Honeywell and Air Products jointly announced that Honeywell has agreed to acquire Air Products’ liquefied natural gas (LNG) process technology and equipment business for $1.81 billion in an all-cash transaction. This represents approximately 13x the estimated 2024 EBITDA.
As a result of the acquisition, Honeywell can offer customers a comprehensive, top-tier solution for managing their energy transformation journey. The new holistic offering will encompass natural gas pre-treatment and state-of-the-art liquefaction, utilising digital automation technologies unified under the Honeywell Forge and Experion platforms. This full-service solution will enable efficient, reliable and optimised management of natural gas assets, delivering unparalleled value and support.

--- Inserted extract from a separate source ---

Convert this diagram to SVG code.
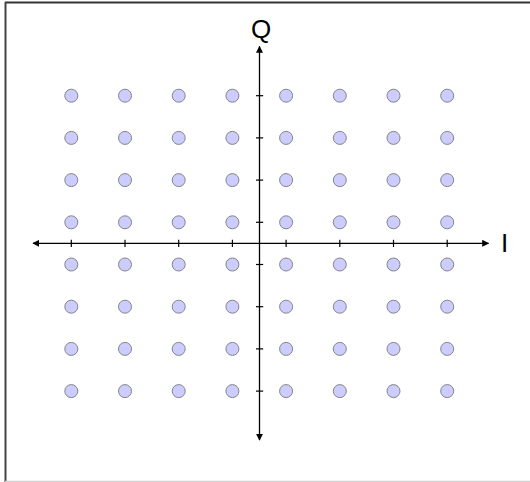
<svg xmlns="http://www.w3.org/2000/svg" width="530" height="482" viewBox="0 0 530 482">
<style>
.pt{fill:#ccccff;stroke:#858585;stroke-width:1}
.ax{stroke:#000;stroke-width:1.3;fill:none}
.tk{stroke:#000;stroke-width:1.2}
.lbl{font-family:"Liberation Sans",Arial,sans-serif;font-size:26px;fill:#000}
</style>
<defs>
<marker id="ah" viewBox="0 0 10 10" refX="9" refY="5" markerWidth="7" markerHeight="7" markerUnits="userSpaceOnUse" orient="auto">
<path d="M0,0 L10,5 L0,10 z" fill="#000"/>
</marker>
</defs>
<rect width="530" height="482" fill="#fff"/>
<g id="frame">
<line x1="5" y1="2.5" x2="530" y2="2.5" stroke="#333" stroke-width="2"/>
<line x1="5.5" y1="2" x2="5.5" y2="482" stroke="#444" stroke-width="2"/>
<line x1="5" y1="481.5" x2="530" y2="481.5" stroke="#d0d0d0" stroke-width="1.5"/>
</g>
<g id="connectors">
<line class="ax" x1="259.5" y1="243.3" x2="488.5" y2="243.3" marker-end="url(#ah)"/>
<line class="ax" x1="259.5" y1="243.3" x2="33" y2="243.3" marker-end="url(#ah)"/>
<line class="ax" x1="259.5" y1="243.3" x2="259.5" y2="46.5" marker-end="url(#ah)"/>
<line class="ax" x1="259.5" y1="243.3" x2="259.5" y2="440" marker-end="url(#ah)"/>
<g id="ticks">
<line class="tk" x1="71.3" y1="239.8" x2="71.3" y2="247"/>
<line class="tk" x1="125" y1="239.8" x2="125" y2="247"/>
<line class="tk" x1="178.7" y1="239.8" x2="178.7" y2="247"/>
<line class="tk" x1="232.4" y1="239.8" x2="232.4" y2="247"/>
<line class="tk" x1="286.1" y1="239.8" x2="286.1" y2="247"/>
<line class="tk" x1="339.8" y1="239.8" x2="339.8" y2="247"/>
<line class="tk" x1="393.5" y1="239.8" x2="393.5" y2="247"/>
<line class="tk" x1="447.2" y1="239.8" x2="447.2" y2="247"/>
<line class="tk" x1="256" y1="95.7" x2="263.2" y2="95.7"/>
<line class="tk" x1="256" y1="137.9" x2="263.2" y2="137.9"/>
<line class="tk" x1="256" y1="180.1" x2="263.2" y2="180.1"/>
<line class="tk" x1="256" y1="222.3" x2="263.2" y2="222.3"/>
<line class="tk" x1="256" y1="264.5" x2="263.2" y2="264.5"/>
<line class="tk" x1="256" y1="306.7" x2="263.2" y2="306.7"/>
<line class="tk" x1="256" y1="348.9" x2="263.2" y2="348.9"/>
<line class="tk" x1="256" y1="391.1" x2="263.2" y2="391.1"/>
</g>
</g>
<g id="label-Q"><text class="lbl" x="261" y="37.5" text-anchor="middle">Q</text></g>
<g id="label-I"><text class="lbl" x="501" y="251.5">I</text></g>
<g id="points">
<g id="row1">
<circle class="pt" cx="71.3" cy="95.7" r="6.5"/><circle class="pt" cx="125" cy="95.7" r="6.5"/><circle class="pt" cx="178.7" cy="95.7" r="6.5"/><circle class="pt" cx="232.4" cy="95.7" r="6.5"/><circle class="pt" cx="286.1" cy="95.7" r="6.5"/><circle class="pt" cx="339.8" cy="95.7" r="6.5"/><circle class="pt" cx="393.5" cy="95.7" r="6.5"/><circle class="pt" cx="447.2" cy="95.7" r="6.5"/>
</g>
<g id="row2">
<circle class="pt" cx="71.3" cy="137.9" r="6.5"/><circle class="pt" cx="125" cy="137.9" r="6.5"/><circle class="pt" cx="178.7" cy="137.9" r="6.5"/><circle class="pt" cx="232.4" cy="137.9" r="6.5"/><circle class="pt" cx="286.1" cy="137.9" r="6.5"/><circle class="pt" cx="339.8" cy="137.9" r="6.5"/><circle class="pt" cx="393.5" cy="137.9" r="6.5"/><circle class="pt" cx="447.2" cy="137.9" r="6.5"/>
</g>
<g id="row3">
<circle class="pt" cx="71.3" cy="180.1" r="6.5"/><circle class="pt" cx="125" cy="180.1" r="6.5"/><circle class="pt" cx="178.7" cy="180.1" r="6.5"/><circle class="pt" cx="232.4" cy="180.1" r="6.5"/><circle class="pt" cx="286.1" cy="180.1" r="6.5"/><circle class="pt" cx="339.8" cy="180.1" r="6.5"/><circle class="pt" cx="393.5" cy="180.1" r="6.5"/><circle class="pt" cx="447.2" cy="180.1" r="6.5"/>
</g>
<g id="row4">
<circle class="pt" cx="71.3" cy="222.3" r="6.5"/><circle class="pt" cx="125" cy="222.3" r="6.5"/><circle class="pt" cx="178.7" cy="222.3" r="6.5"/><circle class="pt" cx="232.4" cy="222.3" r="6.5"/><circle class="pt" cx="286.1" cy="222.3" r="6.5"/><circle class="pt" cx="339.8" cy="222.3" r="6.5"/><circle class="pt" cx="393.5" cy="222.3" r="6.5"/><circle class="pt" cx="447.2" cy="222.3" r="6.5"/>
</g>
<g id="row5">
<circle class="pt" cx="71.3" cy="264.5" r="6.5"/><circle class="pt" cx="125" cy="264.5" r="6.5"/><circle class="pt" cx="178.7" cy="264.5" r="6.5"/><circle class="pt" cx="232.4" cy="264.5" r="6.5"/><circle class="pt" cx="286.1" cy="264.5" r="6.5"/><circle class="pt" cx="339.8" cy="264.5" r="6.5"/><circle class="pt" cx="393.5" cy="264.5" r="6.5"/><circle class="pt" cx="447.2" cy="264.5" r="6.5"/>
</g>
<g id="row6">
<circle class="pt" cx="71.3" cy="306.7" r="6.5"/><circle class="pt" cx="125" cy="306.7" r="6.5"/><circle class="pt" cx="178.7" cy="306.7" r="6.5"/><circle class="pt" cx="232.4" cy="306.7" r="6.5"/><circle class="pt" cx="286.1" cy="306.7" r="6.5"/><circle class="pt" cx="339.8" cy="306.7" r="6.5"/><circle class="pt" cx="393.5" cy="306.7" r="6.5"/><circle class="pt" cx="447.2" cy="306.7" r="6.5"/>
</g>
<g id="row7">
<circle class="pt" cx="71.3" cy="348.9" r="6.5"/><circle class="pt" cx="125" cy="348.9" r="6.5"/><circle class="pt" cx="178.7" cy="348.9" r="6.5"/><circle class="pt" cx="232.4" cy="348.9" r="6.5"/><circle class="pt" cx="286.1" cy="348.9" r="6.5"/><circle class="pt" cx="339.8" cy="348.9" r="6.5"/><circle class="pt" cx="393.5" cy="348.9" r="6.5"/><circle class="pt" cx="447.2" cy="348.9" r="6.5"/>
</g>
<g id="row8">
<circle class="pt" cx="71.3" cy="391.1" r="6.5"/><circle class="pt" cx="125" cy="391.1" r="6.5"/><circle class="pt" cx="178.7" cy="391.1" r="6.5"/><circle class="pt" cx="232.4" cy="391.1" r="6.5"/><circle class="pt" cx="286.1" cy="391.1" r="6.5"/><circle class="pt" cx="339.8" cy="391.1" r="6.5"/><circle class="pt" cx="393.5" cy="391.1" r="6.5"/><circle class="pt" cx="447.2" cy="391.1" r="6.5"/>
</g>
</g>
</svg>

Currently, Honeywell provides a pre-treatment solution serving LNG customers globally. Air Products’ complementary LNG process technology and equipment business consists of a comprehensive portfolio, including in-house design and manufacturing of coil-wound heat exchangers (CWHE) and related equipment. CWHEs provide the highest throughput of natural gas in a single exchanger with a small footprint and robust, reliable and safe operations both onshore and offshore.
“While the world continues to build the renewables-based energy infrastructure of the future, natural gas is a critical lower-emission and affordable transition fuel that will help meet ever-increasing and dynamic global energy demands,” said Vimal Kapur, Chairman and CEO of Honeywell.
“This highly complementary acquisition will further strengthen our energy transition portfolio, and Air Products’ CWHE technology will immediately expand our installed base – creating new opportunities to compound growth in aftermarket services and digitalisation through our Honeywell Forge platform,” Kapur added.
“The decision to divest our LNG heat exchanger technology and equipment business reflects Air Products’ continued focus on its two-pillar strategy — to grow our core industrial gas business and related technology and equipment and to be a first-mover delivering clean hydrogen at scale to decarbonise industrial and heavy-duty transportation sectors. The LNG business is a great business and at the strongest point in its decades-long history thanks to the outstanding work of our people, and they will be in good hands to advance as part of Honeywell’s related portfolio of technologies,” said Air Products’ Chairman, President and Chief Executive Officer Seifi Ghasemi.The LNG market has quadrupled over the past 20 years and is expected to double over the next two decades, driven by demand in key end markets including power and data centres according to industry research.1
Ken West, President and CEO of Honeywell’s Energy and Sustainability Solutions (ESS) segment said, “The integration of this talented team and the acquired proprietary technologies will enable Honeywell UOP to bring a full spectrum of scalable solutions and services that help our global customers navigate the complex journey to more sustainable and efficient energy practices.”
Air Products’ LNG Business has approximately 475 employees with headquarters in Allentown, Pennsylvania and a 390,000-square-foot manufacturing facility in Port Manatee, Florida, where all sizes of CWHEs are made.
This is the fourth acquisition Honeywell has announced this year as part of its disciplined capital deployment strategy. The company is focused on high-return acquisitions that will drive future growth across its portfolio, which is aligned with the three compelling megatrends of automation, the future of aviation and energy transition.
This transaction, which is expected to be adjusted earnings per share accretive in the first full year of ownership is not subject to any financing conditions and is expected to close before the end of the calendar year, subject to customary closing conditions, including receipt of certain regulatory approvals.